• _The exercise_
Answer with one number: how many lines hold "document".

• _Data provided_
==========
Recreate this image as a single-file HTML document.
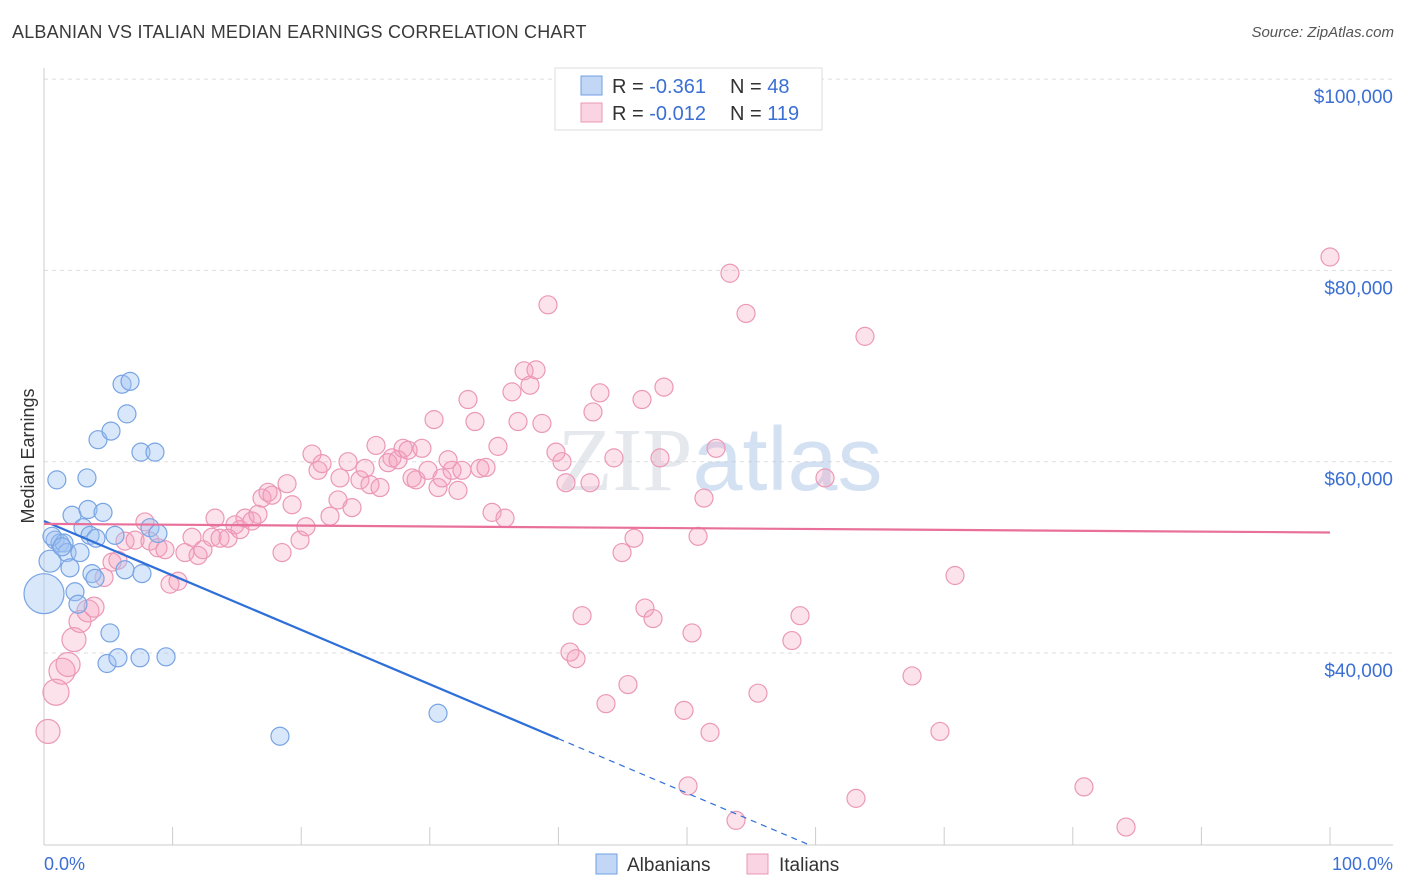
<!DOCTYPE html>
<html><head><meta charset="utf-8">
<style>
body{margin:0;background:#fff;font-family:"Liberation Sans",sans-serif;}
#wrap{position:relative;width:1406px;height:892px;overflow:hidden;}
.title{position:absolute;left:12px;top:22px;font-size:18px;color:#3a3a3a;letter-spacing:0.2px}
.source{position:absolute;right:12px;top:24px;font-size:15px;color:#555;font-style:italic}
</style></head><body>
<div id="wrap">
<div class="title">ALBANIAN VS ITALIAN MEDIAN EARNINGS CORRELATION CHART</div>
<div class="source">Source: ZipAtlas.com</div>
<svg id="chart" width="1406" height="892" style="position:absolute;left:0;top:0"></svg>
</div>
<script>
const yTicks=[40000,60000,80000,100000];
const yTickLabels=["$40,000","$60,000","$80,000","$100,000"];
const blueX=[0,0.47,1.0,0.86,1.24,1.56,1.79,2.02,2.18,2.41,2.64,2.8,3.03,3.34,3.42,3.58,3.73,3.97,4.2,4.59,4.9,5.13,5.21,5.75,5.52,6.07,6.45,6.69,6.3,7.47,7.54,7.62,8.24,8.63,8.86,9.49,18.35,30.64,0.62,1.4,4.04];
const blueY=[46.2,49.6,58.1,51.8,51.5,51.5,50.5,48.9,54.4,46.4,45.1,50.5,53.1,58.3,55.0,52.3,48.3,47.8,62.3,54.7,38.9,42.1,63.2,39.5,52.3,68.1,65.0,68.4,48.7,39.5,61.0,48.3,53.1,61.0,52.5,39.6,31.3,33.7,52.2,51.1,52.0];
const blueR=[20,11,9,9,9,9,9,9,9,9,9,9,9,9,9,9,9,9,9,9,9,9,9,9,9,9,9,9,9,9,9,9,9,9,9,9,9,9,9,9,9];
const pinkX=[0.31,0.93,1.40,1.87,2.33,2.80,3.42,3.89,4.67,5.29,5.75,6.30,7.08,7.85,8.24,8.86,9.41,9.80,10.42,10.96,11.51,11.98,12.36,13.06,13.30,13.69,14.31,14.85,15.24,15.63,16.17,16.64,16.95,17.42,17.73,18.51,18.90,19.29,19.91,20.37,20.84,21.31,21.62,22.24,22.86,23.02,23.64,23.95,24.57,24.96,25.35,25.82,26.13,26.75,27.06,27.53,27.92,28.31,28.62,28.93,29.39,29.86,30.33,30.64,30.95,31.42,31.73,32.19,32.50,32.97,33.51,33.90,34.37,34.84,35.30,35.85,36.39,36.86,37.33,37.79,38.26,38.72,39.19,39.81,40.28,40.59,40.90,41.37,41.84,42.46,42.69,43.23,43.70,44.32,44.95,45.41,45.88,46.50,46.73,47.36,48.21,47.90,49.77,50.08,50.39,50.86,51.32,51.79,52.26,53.34,53.81,54.59,55.52,58.16,58.79,60.73,63.84,67.50,69.67,70.84,80.87,84.14,100.0,63.14];
const pinkY=[31.8,35.9,38.1,38.8,41.4,43.3,44.4,44.8,47.9,49.5,49.7,51.7,51.8,53.7,51.7,51.0,50.8,47.2,47.5,50.5,52.1,50.2,50.8,52.1,54.1,52.0,52.0,53.4,52.9,54.1,53.8,54.5,56.2,56.8,56.5,50.5,57.7,55.5,51.8,53.2,60.8,59.1,59.8,54.3,56.0,58.3,60.0,55.2,58.1,59.3,57.6,61.7,57.3,59.9,60.4,60.2,61.4,61.2,58.3,58.1,61.4,59.1,64.4,57.3,58.3,60.2,59.1,57.0,59.1,66.5,64.2,59.3,59.4,54.7,61.6,54.1,67.3,64.2,69.5,68.0,69.6,64.0,76.4,61.0,60.0,57.8,40.1,39.4,43.9,57.8,65.2,67.2,34.7,60.4,50.5,36.7,52.0,66.5,44.7,43.6,67.8,60.4,34.0,26.1,42.1,52.2,56.2,31.7,61.4,79.7,22.5,75.5,35.8,41.3,43.9,58.3,73.1,37.6,31.8,48.1,26.0,21.8,81.4,24.8];
const pinkBig={0:12,1:13,2:13,3:12,4:12,5:11,6:11,7:10};
const blueLine=[53.8,-3.1];
const pinkLine=[53.5,52.6];

const svg=document.getElementById('chart');
const NS='http://www.w3.org/2000/svg';
const X0=44,X1=1330,Y40=653,PXPER20K=191.3;
const xs=p=>X0+(X1-X0)*p/100;
const ys=v=>Y40-(v-40000)*PXPER20K/20000;
function mk(t,a){const e=document.createElementNS(NS,t);for(const k in a)e.setAttribute(k,a[k]);svg.appendChild(e);return e;}

yTicks.forEach((v,i)=>{
 const g=mk('line',{x1:44,x2:1393,y1:ys(v),y2:ys(v),stroke:'#ddd','stroke-dasharray':'4,4'});
 
 
 const t=mk('text',{x:1393,y:ys(v)+24,'text-anchor':'end','font-size':19,fill:'#3b6fd4','font-family':'Liberation Sans'});
 t.textContent=yTickLabels[i];
 
 
});
let ax=mk('line',{x1:44,x2:44,y1:68,y2:845,stroke:'#ccc'});


ax=mk('line',{x1:44,x2:1393,y1:845,y2:845,stroke:'#ccc'});


for(let i=1;i<=10;i++){const tk=mk('line',{x1:xs(i*10),x2:xs(i*10),y1:827,y2:845,stroke:'#ccc'});
 
 }
let t=mk('text',{x:44,y:870,'font-size':18,fill:'#3b6fd4'});t.textContent='0.0%';


t=mk('text',{x:1393,y:870,'font-size':18,fill:'#3b6fd4','text-anchor':'end'});t.textContent='100.0%';


t=mk('text',{x:34,y:456,'font-size':18,fill:'#333','text-anchor':'middle',transform:'rotate(-90 34 456)'});t.textContent='Median Earnings';


t=mk('text',{x:720,y:490,'font-size':90,'text-anchor':'middle','font-family':'Liberation Serif',fill:'#ccd3dc','fill-opacity':0.5});
t.innerHTML='ZIP<tspan font-family="Liberation Sans" fill="#a9c4e8">atlas</tspan>';



pinkX.forEach((p,i)=>{const c=mk('circle',{cx:xs(p),cy:ys(pinkY[i]*1000),r:pinkBig[i]||9,fill:'rgba(244,160,190,0.3)',stroke:'#eb98b6','stroke-width':1.2});
 
 });
blueX.forEach((p,i)=>{const c=mk('circle',{cx:xs(p),cy:ys(blueY[i]*1000),r:blueR[i],fill:'rgba(160,195,242,0.4)',stroke:'#78a4e3','stroke-width':1.2});
 
 });

const bv=p=>(blueLine[0]+(blueLine[1]-blueLine[0])*p/100)*1000;
let l=mk('line',{x1:xs(0),y1:ys(bv(0)),x2:xs(40),y2:ys(bv(40)),stroke:'#2e6fd8','stroke-width':2.2});


l=mk('line',{x1:xs(40),y1:ys(bv(40)),x2:xs(59.6),y2:ys(bv(59.6)),stroke:'#2e6fd8','stroke-width':1.2,'stroke-dasharray':'6,5'});


l=mk('line',{x1:xs(0),y1:ys(pinkLine[0]*1000),x2:xs(100),y2:ys(pinkLine[1]*1000),stroke:'#e8709a','stroke-width':2.2});



let r=mk('rect',{x:555,y:68,width:267,height:62,fill:'#fff',stroke:'#ddd'});


r=mk('rect',{x:581,y:76,width:21,height:19,fill:'rgba(120,165,235,0.45)',stroke:'#6f9fe3'});


r=mk('rect',{x:581,y:103,width:21,height:19,fill:'rgba(244,160,190,0.45)',stroke:'#eb98b6'});


t=mk('text',{x:612,y:93,'font-size':20,fill:'#333'});t.innerHTML='R = <tspan fill="#3b6fd4">-0.361</tspan><tspan x="730">N = </tspan><tspan fill="#3b6fd4">48</tspan>';


t=mk('text',{x:612,y:120,'font-size':20,fill:'#333'});t.innerHTML='R = <tspan fill="#3b6fd4">-0.012</tspan><tspan x="730">N = </tspan><tspan fill="#3b6fd4">119</tspan>';


r=mk('rect',{x:596,y:854,width:21,height:20,fill:'rgba(120,165,235,0.45)',stroke:'#6f9fe3'});


t=mk('text',{x:627,y:871,'font-size':19,fill:'#333'});t.textContent='Albanians';


r=mk('rect',{x:747,y:854,width:21,height:20,fill:'rgba(244,160,190,0.45)',stroke:'#eb98b6'});


t=mk('text',{x:779,y:871,'font-size':19,fill:'#333'});t.textContent='Italians';


</script>
</body></html>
==========
• _Correct output_
3